The Nomination Committee reports to the Boardof Directors on matters related to CEO succession, selection of the Representative Directors and other Directors with special titles, and the nomination of candidates for Outside Directors and Outside Audit & Supervisory Board Members. Five meetings were held in FY2016. The Remuneration Committee discusses matters related to basic policies on executive compensation for JFE Holdings as well as each operating company and also reports to the Board of Directors. Two meetings were held in FY2016."

Support for Directors and Audit & Supervisory Board Members

"Directors and Audit & Supervisory Board Members are provided with opportunities and funding to receive training in legal matters, corporate governance, risk management and other subjects that help them fulfill their roles and duties. In addition, a briefing is held for Outside Directors and Outside Audit & Supervisory Board Members prior to Board of Directors meetings. Furthermore, Outside Directors and Outside Audit & Supervisory Board Members are provided with relevant information and opportunities to exchange opinions with the president and other top managers, attend key hearings on the operational status of individual departments, and inspect business sites and Group companies."

Executive Compensation

"Executive compensation is subject to either a resolution of the Board of Directors or deliberation by Audit & Supervisory Board Members. Payment shall not exceed the total monthly compensation limit approved at the General Meeting of Shareholders. In addition, Outside Directors and Audit & Supervisory Board Members (including Outside members) have been excluded from the payment of bonuses since FY2016 based on discussions by the Remuneration Committee."

Analysis and Evaluatuin of Board of Directors Effectiveness

"Since FY2015, JFE Holdings conducts questionnaires and interviews to each Director and Audit & Supervisory Board Member based on the introduction of our Basic Policy on Corporate Governance, and evaluating the overall effectiveness of its Board of Directors. Please review the Corporate Governance Report for more information."

Operating System

Key Decision Making

"JFE companies are responsible for business decisions in accordance with their respective rules and procedures, whereas JFE Holdings makes decisions about Group-wide matters. Each operating company determines key matters through a deliberative process by its own Management Committee and Board of Directors. In April 2017, JFE Holdings changed the operating structure of key committees. Management strategies involving the entire group are now deliberated by Group Management Strategy Committee and core issues of JFE holdings, the operating companies and the Group are deliberated by the Management Committee before they are submitted to the Board of Directors for resolution."

Internal Controls

The JFE Group’s internal control system, in accordance with the Basic Policy for Building Internal Control Systems, is maintained through various committee regulations including the Rules of the Board of Directors, Regulations for Group Management Strategy Committee, Regulations for Management Committee, Regulations for the JFE Group CSR Council, Regulations for Organization and Operations, Regulations for Document Management, Regulations for Addressing Violence Directed at Companies, and the installation of Corporate Ethics Hotline. The Basic Policy for Building Internal Control Systems is revised and improved from time to time to boost sustainable corporate value.
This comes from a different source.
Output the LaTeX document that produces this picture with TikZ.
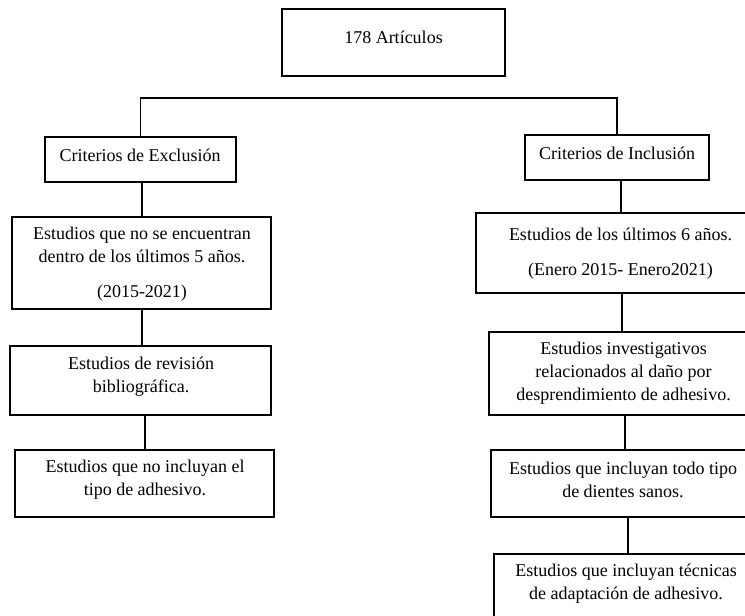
\documentclass[tikz,border=0pt]{standalone}
\usepackage{fontspec}
\setmainfont{Liberation Serif}
\begin{document}
\begin{tikzpicture}[x=1pt,y=-1pt,
  box/.style={draw=black,line width=1.8pt,rectangle,inner sep=0pt},
  txt/.style={inner sep=0pt,align=center,font=\fontsize{18}{23}\selectfont,text=black},
  conn/.style={draw=black,line width=1.8pt}]
\useasboundingbox (0,0) rectangle (745,616);
\fill[white] (0,0) rectangle (745,616);
\clip (0,0) rectangle (745,616);
% boxes
\node[box,minimum width=223pt,minimum height=67pt] (top) at (393.5,42.5) {};
\node[box,minimum width=191pt,minimum height=45pt] (exc) at (140.5,159.5) {};
\node[box,minimum width=184pt,minimum height=45pt] (inc) at (617,157.5) {};
\node[box,minimum width=259pt,minimum height=92pt] (e1) at (141.5,263) {};
\node[box,minimum width=261pt,minimum height=69pt] (e2) at (140.5,380.5) {};
\node[box,minimum width=259pt,minimum height=67pt] (e3) at (144.5,483.5) {};
\node[box,minimum width=289pt,minimum height=80pt] (i1) at (620.5,253) {};
\node[box,minimum width=269pt,minimum height=83pt] (i2) at (623.5,373.5) {};
\node[box,minimum width=264pt,minimum height=67pt] (i3) at (623,483.5) {};
\node[box,minimum width=264pt,minimum height=86pt] (i4) at (626,597) {};
% texts
\node[txt] (ttop) at (393.5,37) {178 Artículos};
\node[txt] (texc) at (140,155) {Criterios de Exclusión};
\node[txt] (tinc) at (617,153) {Criterios de Inclusión};
\node[txt] (te1) at (142,264) {Estudios que no se encuentran\\dentro de los últimos 5 años.\\[12pt](2015-2021)};
\node[txt] (ti1) at (620.5,253.5) {Estudios de los últimos 6 años.\\[12pt](Enero 2015- Enero2021)};
\node[txt] (te2) at (141,377) {Estudios de revisión\\bibliográfica.};
\node[txt] (te3) at (145,480) {Estudios que no incluyan el\\tipo de adhesivo.};
\node[txt] (ti2) at (623.5,373.5) {Estudios investigativos\\relacionados al daño por\\desprendimiento de adhesivo.};
\node[txt] (ti3) at (623,480) {Estudios que incluyan todo tipo\\de dientes sanos.};
\node[txt] (ti4) at (626,584) {Estudios que incluyan técnicas\\de adaptación de adhesivo.};
% connectors
\draw[conn] (exc.north) -- ++(0,-38) -| (inc.north);
\draw[conn] ([xshift=1.5pt]exc.south) -- ([xshift=1.5pt]exc.south |- e1.north);
\draw[conn] ([xshift=0.5pt]e1.south) -- ([xshift=0.5pt]e1.south |- e2.north);
\draw[conn] ([xshift=4.5pt]e2.south) -- ([xshift=4.5pt]e2.south |- e3.north);
\draw[conn] ([xshift=4pt]inc.south) -- ([xshift=4pt]inc.south |- i1.north);
\draw[conn] ([xshift=1.5pt]i1.south) -- ([xshift=1.5pt]i1.south |- i2.north);
\draw[conn] ([xshift=1.5pt]i2.south) -- ([xshift=1.5pt]i2.south |- i3.north);
\draw[conn] ([xshift=5pt]i3.south) -- ([xshift=5pt]i3.south |- i4.north);
\end{tikzpicture}
\end{document}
Strengthening Internal Controls

Internal Audits

JFE Holdings, its principal operating companies and key Group companies had internal audit organizations. These organizations share information to enhance overall auditing within the Group. Internal audit managers of operating companies serve concurrently as internal audit managers of JFE Holdings for stronger ties within the Group.

Audits by Audit & Supervisory Board Member

"Audit & Supervisory Board Members attend meetings of the Board of Directors, Group Management Strategy Committee and Management Committee as well as other important meetings. To audit how Directors execute their responsibilities, they conduct hearings with Directors and corporate officers regarding operational status and receive operational reports from subsidiaries. In addition to undergoing statutory audits, JFE companies take the following initiatives to ensure the effectiveness of internal auditing by the Audit & Supervisory Board Members and to strengthen coordination among the Members."

  • Audit & Supervisory Board Members have been appointed, including JFE Holdings. Operating company personnel are dispatched to Group companies as part-time Outside Audit & Supervisory Board Members. Each absentee Audit & Supervisory Board Member serves four or five subsidiaries to raise the quality of the audits by their Audit & Supervisory Board Members and enhance Group governance.
  • The JFE Group Board of Auditors includes both full-time auditors of each Group company and absentee auditors. Subcommittees and working groups created to address specific issues meet autonomously throughout the year to share information, research issues and enhance understanding. The findings are presented at the general meeting of JFE Group Auditors and used for audits.

Structure of JFE Group Board of Auditors

Cooperation between Audit & Supervisory Board Members and Accounting Auditors

The Audit & Supervisory Board Members held scheduled or unscheduled meetings with JFE’s outside accounting auditor, in which the latter presented its audit plan, completed work and detailed results. The firm also presented a detailed explanation of its quality management system to confirm its validity. In turn, the Audit & Supervisory Board Members explained their own audit plans and other matters to the firm. The two sides also shared opinions on related matters.

Operating Company Governance

Some Directors, corporate officers and Audit & Supervisory Board Members of JFE Holdings serve concurrently as Directors or Audit & Supervisory Board Members of operating companies to strengthen governance and information sharing across the Group. To strengthen governance, JFE Holdings managers attend each operating company’s General Meeting of Shareholders and Management Planning Briefing, receive reports on their activities and discuss the managerial policies of subsidiaries.